The fundamental economic causes of these phenomena, their possible interaction and their consequences for income distribution have given rise to numerous debates. A socioeconomic situation of rapid technological progress and an intense globalization of the world’s economy have stimulated this growing discussion in academic and political circumstances. In the past couple years indeed, the problem of mass unemployment has been associated to high levels of output and the corresponding high living standards these can afford, in other words income inequality. As a matter of facts, the two problems are the natural result of the interplay of market forces and the drive for capital to expand itself. According to Keynes the failure to provide full employment and the unequal distribution of income is due to the lack of capability to keep the levels of investment high enough to sufficiently sustain full employment. The supply-constrained and demand-constrained economy
are also primary causes of this issue. The productive ability of goods and services exceeds the ability of the society to consume and absorb production. The military, conspicuous consumption and wastes and government deficit spending provided a strong and stable base of demand for manufactured goods. Indeed during post-World War II the spending carried out in name of the Cold War was one of the factors that contributed to the success of advanced capitalists economies. In addition, by institutionalizing consumption and waste as consumer culture and supporting values of such a culture, the market industry started downgrading home production allowing market production to take over household production; in this way the economy is most likely to fall into recession. Furthermore, government spending influences the conflict of class interests: they promote growth in real wages and by distributing income downward and help workers by generating high levels of employment and income growth.

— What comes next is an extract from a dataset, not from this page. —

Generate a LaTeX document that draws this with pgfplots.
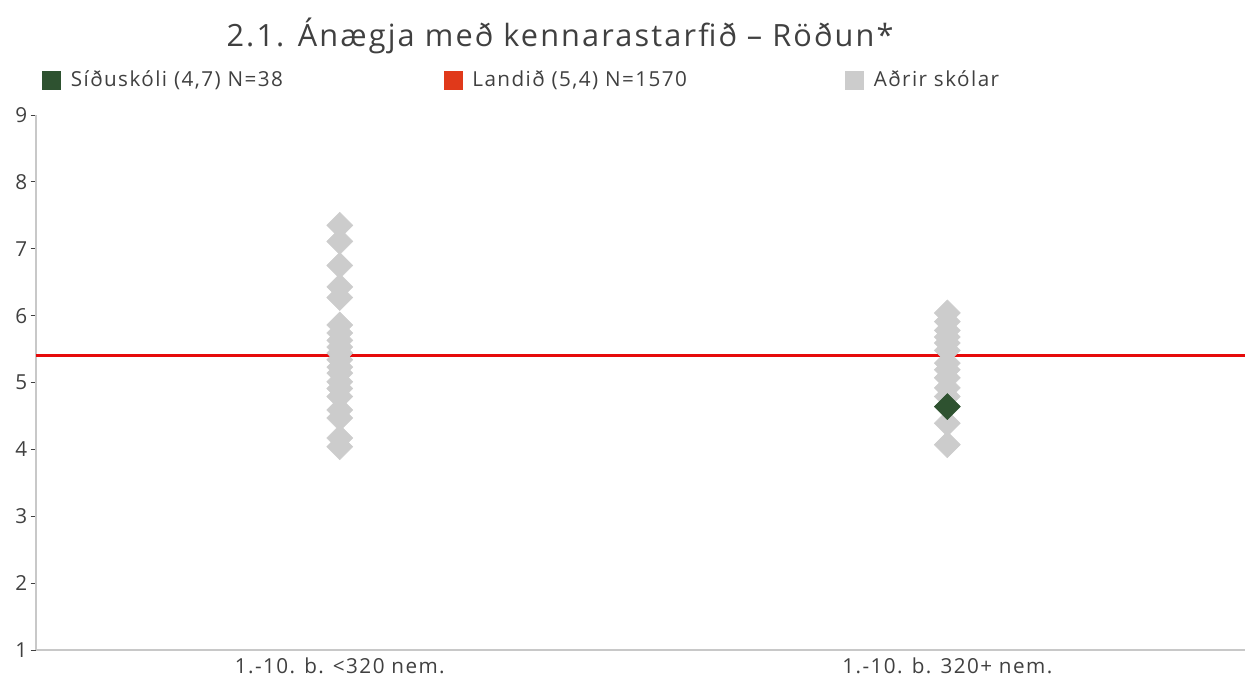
\documentclass[border=0pt]{standalone}
\usepackage{pgfplots}
\pgfplotsset{compat=1.18}
\usepackage{fontspec}
\setmainfont{Open Sans}[LetterSpace=7]
\definecolor{txt}{RGB}{64,64,64}
\definecolor{axgray}{RGB}{200,200,200}
\definecolor{ptgray}{RGB}{204,204,204}
\definecolor{sgreen}{RGB}{46,82,48}
\definecolor{legred}{RGB}{224,57,26}
\definecolor{linered}{RGB}{230,10,10}
\begin{document}
\begin{tikzpicture}
\useasboundingbox (0,0) rectangle (933.75pt,507.75pt);
\node[text=txt, font=\fontsize{23}{27}\selectfont, anchor=base] at (420pt,473pt) {2.1. Ánægja með kennarastarfið – Röðun*};
\begin{axis}[
  at={(27pt,20.25pt)}, anchor=south west,
  scale only axis, width=906.75pt, height=401.25pt,
  xmin=-0.5, xmax=1.49, ymin=1, ymax=9,
  axis x line=bottom, axis y line=left,
  axis line style={-, draw=axgray, line width=1.5pt},
  xtick={0,1}, xticklabels={1.-10. b. <320 nem., 1.-10. b. 320+ nem.},
  xtick style={draw=none},
  ytick={1,...,9},
  ytick style={draw=txt, line width=0.6pt},
  major tick length=4pt, tick align=outside,
  /pgf/number format/assume math mode=true,
  ticklabel style={font=\fontsize{15.5}{18}\selectfont, text=txt},
  yticklabel style={xshift=1pt},
  xticklabel style={yshift=2pt},
  clip=false,
  legend columns=3,
  legend style={draw=none, fill=none, at={(0.005,1.0654)}, anchor=west,
    inner sep=0pt, font=\fontsize{15.5}{18}\selectfont, text=txt,
    nodes={inner sep=0pt},
    /tikz/every odd column/.append style={column sep=7.5pt},
    /tikz/every even column/.append style={column sep=0pt}},
  legend cell align=left,
]
\addlegendimage{legend image code/.code={\fill[sgreen] (0pt,-6.75pt) rectangle (13.5pt,6.75pt);}}
\addlegendentry{\makebox[279.75pt][l]{Síðuskóli (4,7) N=38}}
\addlegendimage{legend image code/.code={\fill[legred] (0pt,-6.75pt) rectangle (13.5pt,6.75pt);}}
\addlegendentry{\makebox[279.75pt][l]{Landið (5,4) N=1570}}
\addlegendimage{legend image code/.code={\fill[ptgray] (0pt,-6.75pt) rectangle (13.5pt,6.75pt);}}
\addlegendentry{Aðrir skólar}

\addplot[forget plot, linered, line width=2.2pt, mark=none] coordinates {(-0.5,5.41) (1.49,5.41)};

\addplot[forget plot, only marks, mark=square*, mark size=6.9pt, color=ptgray,
  mark options={rotate=45, draw=none, fill=ptgray}] coordinates {
(0,7.35) (0,7.11) (0,6.75) (0,6.43) (0,6.27) (0,5.86) (0,5.74) (0,5.63) (0,5.53)
(0,5.44) (0,5.34) (0,5.23) (0,5.14) (0,5.01) (0,4.91) (0,4.79) (0,4.59) (0,4.47)
(0,4.17) (0,4.04)
(1,6.04) (1,5.91) (1,5.78) (1,5.68) (1,5.59) (1,5.48) (1,5.29) (1,5.19) (1,5.07)
(1,4.92) (1,4.79) (1,4.39) (1,4.07)
};
\addplot[forget plot, only marks, mark=square*, mark size=6.9pt, color=sgreen,
  mark options={rotate=45, draw=none, fill=sgreen}] coordinates {(1,4.64)};
\end{axis}
\end{tikzpicture}
\end{document}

The government could try to intervene to prevent the return of mass unemployment by introducing reforms that would try to institute a more equitable distribution of income, eliminate the scarcity value of capital through low long term interest rates, socialize investments and euthanasia of the rentier class. Nevertheless the real source of the problem relays on technological progress, which is the main obstacle to a long-term solution to the mass unemployment. Technology’s improvements are incrementing day by day, and the desire of a more efficient and less expensive production process are encouraging industries to slowly replace workers with highly innovative machines and to prevent mass technological unemployment in manufacturing it is absolutely necessary for the markets of manufactured goods to keep expanding.

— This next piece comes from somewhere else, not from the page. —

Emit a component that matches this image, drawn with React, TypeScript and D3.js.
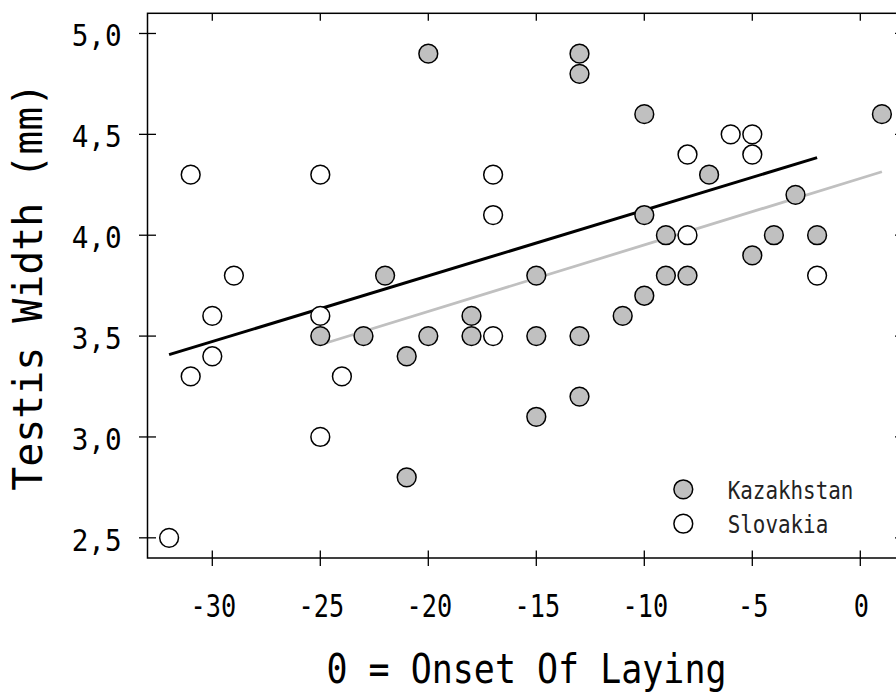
import React from 'react';
import * as d3 from 'd3';

// Kazakhstan (grey filled)
const kazX = [-20, -13, -13, -10, 1, -7, -3, -10, -9, -4, -2, -5, -22, -15, -9, -8, -10, -18, -11, -25, -23, -20, -18, -15, -13, -21, -13, -15, -21];
const kazY = [4.9, 4.9, 4.8, 4.6, 4.6, 4.3, 4.2, 4.1, 4.0, 4.0, 4.0, 3.9, 3.8, 3.8, 3.8, 3.8, 3.7, 3.6, 3.6, 3.5, 3.5, 3.5, 3.5, 3.5, 3.5, 3.4, 3.2, 3.1, 2.8];
// Slovakia (open)
const slovX = [-32, -31, -31, -30, -30, -29, -25, -25, -25, -24, -17, -17, -17, -8, -8, -6, -5, -5, -2];
const slovY = [2.5, 4.3, 3.3, 3.6, 3.4, 3.8, 4.3, 3.6, 3.0, 3.3, 4.3, 4.1, 3.5, 4.4, 4.0, 4.5, 4.5, 4.4, 3.8];

const seriesNames = ['Kazakhstan', 'Slovakia'];
const xTickValues = [-30, -25, -20, -15, -10, -5, 0];
const yTickValues = [2.5, 3.0, 3.5, 4.0, 4.5, 5.0];
const xTitle = '0 = Onset Of Laying';
const yTitle = 'Testis Width (mm)';

const FONT = '"DejaVu Sans Mono", monospace';
const GREY = '#c0c0c0';

function fit(xs: number[], ys: number[]) {
  const mx = d3.mean(xs) as number;
  const my = d3.mean(ys) as number;
  let sxy = 0, sxx = 0;
  xs.forEach((v, i) => { sxy += (v - mx) * (ys[i] - my); sxx += (v - mx) * (v - mx); });
  const b = sxy / sxx;
  const a = my - b * mx;
  const x0 = d3.min(xs) as number, x1 = d3.max(xs) as number;
  return [[x0, a + b * x0], [x1, a + b * x1]] as [number, number][];
}

export default function App() {
  const W = 896, H = 693;
  const x = d3.scaleLinear().domain([-33, 2]).range([147.5, 903.5]);
  const y = d3.scaleLinear().domain([2.4, 5.1]).range([558, 13.3]);
  const [xl, xr] = x.range();
  const [yb, yt] = y.range();
  const line = d3.line<[number, number]>().x(d => x(d[0])).y(d => y(d[1]));
  const fmtY = (v: number) => d3.format('.1f')(v).replace('.', ',');
  const kaz = kazX.map((v, i) => [v, kazY[i]]);
  const slov = slovX.map((v, i) => [v, slovY[i]]);
  const kazFit = fit(kazX, kazY);
  const slovFit = fit(slovX, slovY);
  const cx = (xl + xr) / 2;
  const cy = (yb + yt) / 2;

  return (
    <svg width={W} height={H} style={{ position: 'absolute', left: 0, top: 0, background: '#fff' }}>
      {/* frame */}
      <rect x={xl} y={yt} width={xr - xl} height={yb - yt} fill="none" stroke="#000" strokeWidth={1.5} />
      {/* bottom & top ticks */}
      {xTickValues.map(v => (
        <g key={'xt' + v}>
          <line x1={x(v)} x2={x(v)} y1={yb - 7.5} y2={yb + 8} stroke="#000" strokeWidth={1.3} />
          <line x1={x(v)} x2={x(v)} y1={yt} y2={yt + 7.5} stroke="#000" strokeWidth={1.3} />
          <text x={x(v) + 1} y={617} textAnchor="middle" fontFamily={FONT} fontSize={32}
            textLength={String(v).length * 15.2} lengthAdjust="spacingAndGlyphs" fill="#000">{String(v)}</text>
        </g>
      ))}
      {/* left & right ticks */}
      {yTickValues.map(v => (
        <g key={'yt' + v}>
          <line x1={xl - 8.5} x2={xl + 8.5} y1={y(v)} y2={y(v)} stroke="#000" strokeWidth={1.3} />
          <line x1={xr - 8.5} x2={xr + 8.5} y1={y(v)} y2={y(v)} stroke="#000" strokeWidth={1.3} />
          <text x={121.7} y={y(v) + 13} textAnchor="end" fontFamily={FONT} fontSize={31}
            textLength={50} lengthAdjust="spacingAndGlyphs" fill="#000">{fmtY(v)}</text>
        </g>
      ))}
      {/* regression lines */}
      <path d={line(kazFit) || ''} fill="none" stroke={GREY} strokeWidth={2.8} />
      <path d={line(slovFit) || ''} fill="none" stroke="#000" strokeWidth={3} />
      {/* points */}
      {kaz.map((d, i) => (
        <circle key={'k' + i} cx={x(d[0])} cy={y(d[1])} r={9.4} fill={GREY} stroke="#000" strokeWidth={1.5} />
      ))}
      {slov.map((d, i) => (
        <circle key={'s' + i} cx={x(d[0])} cy={y(d[1])} r={9.4} fill="#fff" stroke="#000" strokeWidth={1.5} />
      ))}
      {/* legend */}
      {seriesNames.map((name, i) => (
        <g key={name}>
          <circle cx={683.3} cy={489.3 + i * 34.4} r={9.4} fill={i === 0 ? GREY : '#fff'} stroke="#000" strokeWidth={1.5} />
          <text x={727.7} y={499 + i * 34.4} fontFamily={FONT} fontSize={24} fill="#222"
            textLength={name.length * 12.57} lengthAdjust="spacingAndGlyphs">{name}</text>
        </g>
      ))}
      {/* axis titles */}
      <text x={cx + 1} y={683} textAnchor="middle" fontFamily={FONT} fontSize={41}
        textLength={400} lengthAdjust="spacingAndGlyphs" fill="#000">{xTitle}</text>
      <text transform={`translate(42,${cy + 1}) rotate(-90)`} textAnchor="middle" fontFamily={FONT} fontSize={41}
        textLength={408} lengthAdjust="spacingAndGlyphs" fill="#000">{yTitle}</text>
    </svg>
  );
}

To cope with these complications, the government needs to undertake three institutional changes that require a change in attitudes towards what it is needed to help our society: the connection between work and income must be partially broken, the narrow view that the only valid way to contribute and participate in society id through paid employment must be replace
with a wider conception of social participation and new ways must be devised to allocate jobs so that they will be more equitably shared and the present practice of labor hoarding will end.

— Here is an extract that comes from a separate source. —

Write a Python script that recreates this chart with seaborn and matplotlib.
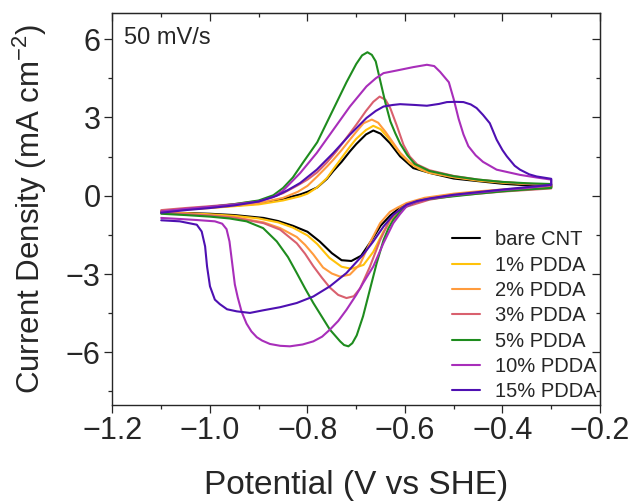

In conclusion, problems such as income inequality and mass unemployment can be defined as consequences of the natural tendencies of capitalism and the drive for capital to expand itself constantly. This causes production to dissociate from demand and causes the concentration of power in the hands of few of the benefits of the economic progress. Through elements of tradition, command and market and the economic, social and political problems related to them, the ultimate goal is to promote common good and economic benefits and we all need to remember that the economy serves for this exact purpose.